You're in favor of a national missile defense?
I'm in favor of national missile defense, as long as we don't get carried away
and think we're going to have an impervious shield over this country [that
will] just completely take care of all these problems, because technically that
doesn't look feasible. Even if the technicians were able to promise us a
perfect shield, like President Reagan hypothesized, I would not count on it.
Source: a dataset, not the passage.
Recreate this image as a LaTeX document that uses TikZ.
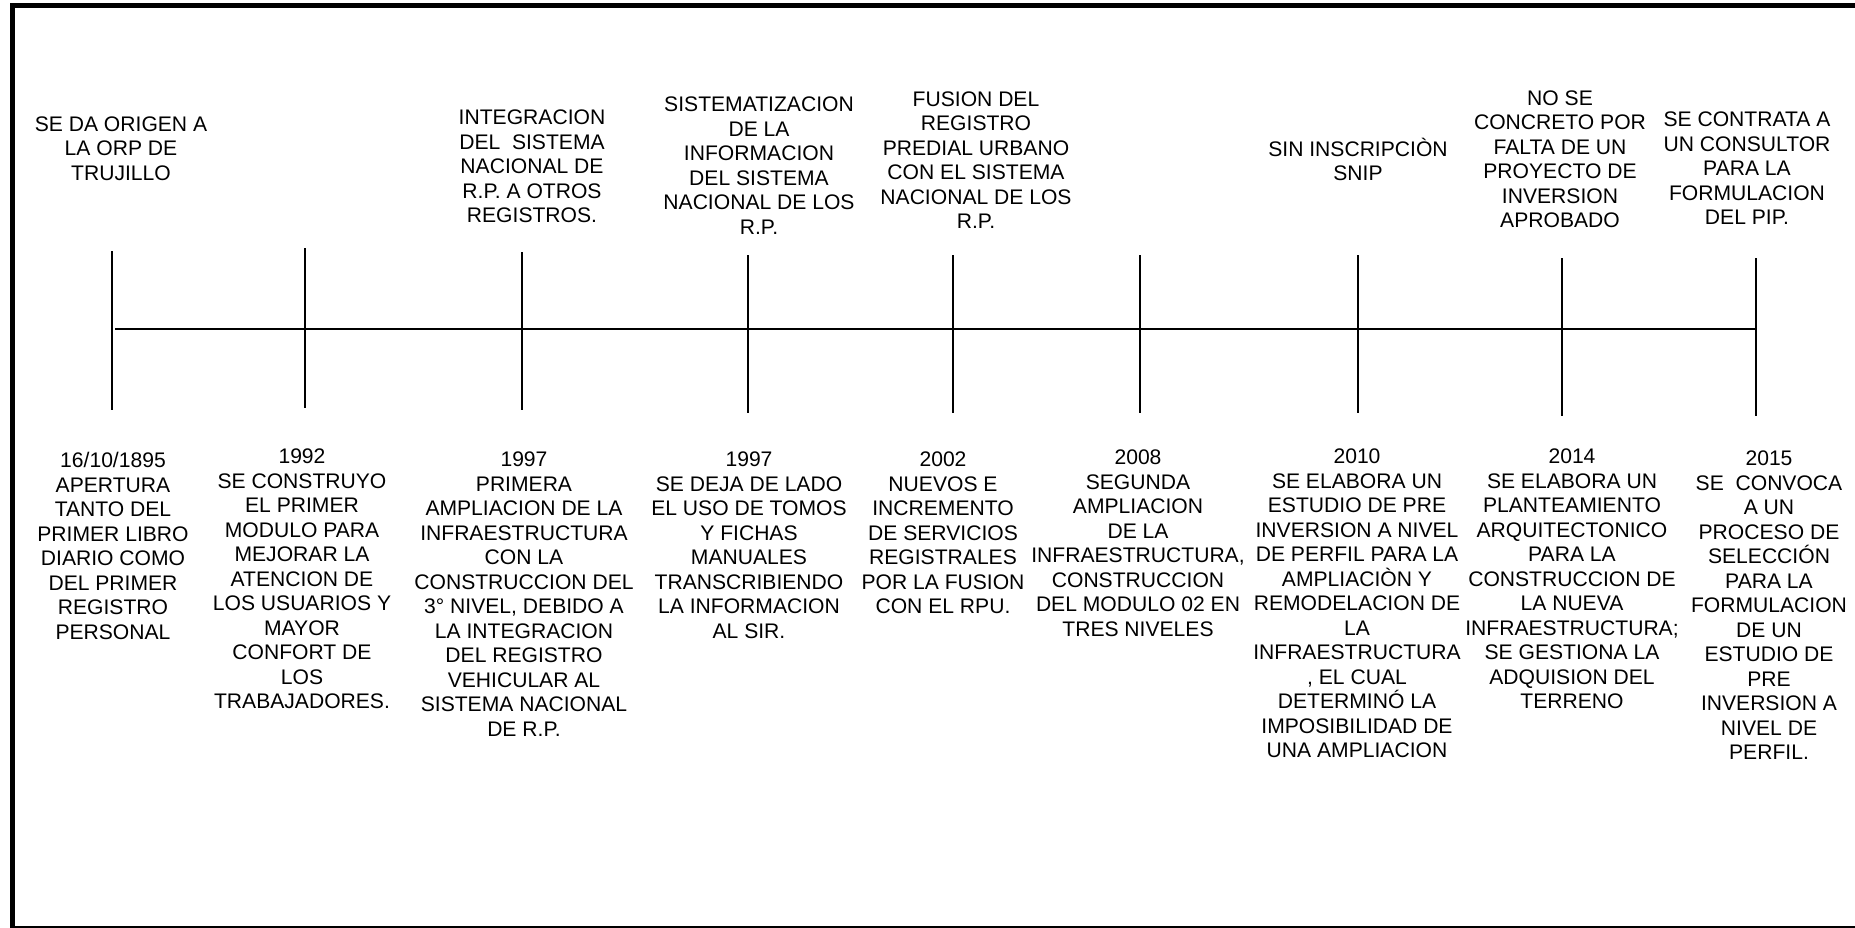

Not because of technology, because of what the German strategist Clausewitz
told us over 150 years ago: There is always friction in war. Things don't go
the way you plan. Something happens. A transistor breaks down. Somebody
doesn't push the right button. The weather interferes. The enemy does
something you didn't expect. So you never count on perfection. And with
nuclear defenses, or defenses against nuclear attack, you've got to have
perfection. ...
You were an advocate for the Cooperative Threat Reduction program?
Yes, yes. ... I would go in and buy the whole Russian nuclear establishment,
whatever it cost. If we could do it, that would be the greatest bargain we
ever had. ... I think Senators Nunn and Lugar really came up with something
important here. Yes. If the Russians aren't going to spend enough money to
protect their nuclear establishment from being bought or sold or stolen, we
want to help them do that, because it's in our interest in the long run. So I
think that was a very foresighted program. I think we should be putting more
money into it today, because we're getting more and more reports that there
isn't the security that's needed over there.
One of the great benefits of my concept of strategic escrow is that it puts our
inspectors over there, our observers. And if the observers, who are just
counting what goes into Russian storage, happen to see there is no padlock on
the door, they'll say to the Russians, "You need a padlock," and the Russians
will say, "I can't afford it," and the American will say, "Here it is." I
mean, then we'll really know we're getting our money's worth.
But they don't want to let us over there. We're stuck at this observer
thing. And politically, they look at Desert Fox, they look at the announcement
on missile defenses, and they say, "You guys are going into attack mode
again."
But you've got to remember, they don't have the power. You've got to remember
that they're in a difficult situation. They think they're still a superpower,
and they're not. And the adjustment is difficult. The adjustment they're
making to changing their thinking about nuclear weapons is much slower than in
this country. It's an ant's pace in this country, snail's pace in this
country. It's even worse in Russia. I was there six months ago, and their
thinking is very backward. But I take such delight in the fact that they have
had to acknowledge that they cannot maintain a large nuclear establishment into
the future.
Now, that means that one of these days they will have to wrench themselves away
from some of these false theorems of nuclear warfare that we taught them and
they have now clung onto. And so I don't worry about their bleating about the
ABM treaty. What are they going to do? Are they going to pretend that they
can maintain 5,000 nuclear warheads when they've said publicly they can only
maintain 500? No. They're going to have to face reality.
Now, I'd like to make it as easy for them as I can. I shouldn't even be
talking like this about "they are weak" and so on, because that really does
annoy them, and I don't want to annoy them, and I don't think our country ought
to annoy them. We particularly ought to remember that the way we exercise our
superior power with respect to Russia today could come back to bite us in 50
years, 75 years. We want to be as gentle but firm, as fair as we can with
them. But at the same time, let's remember, there's a limit to how much they
can resist in this program because they're going down, whether they like it or
not. And they don't want to be down at 500 and find us out here with thousands
and thousands of these nuclear weapons.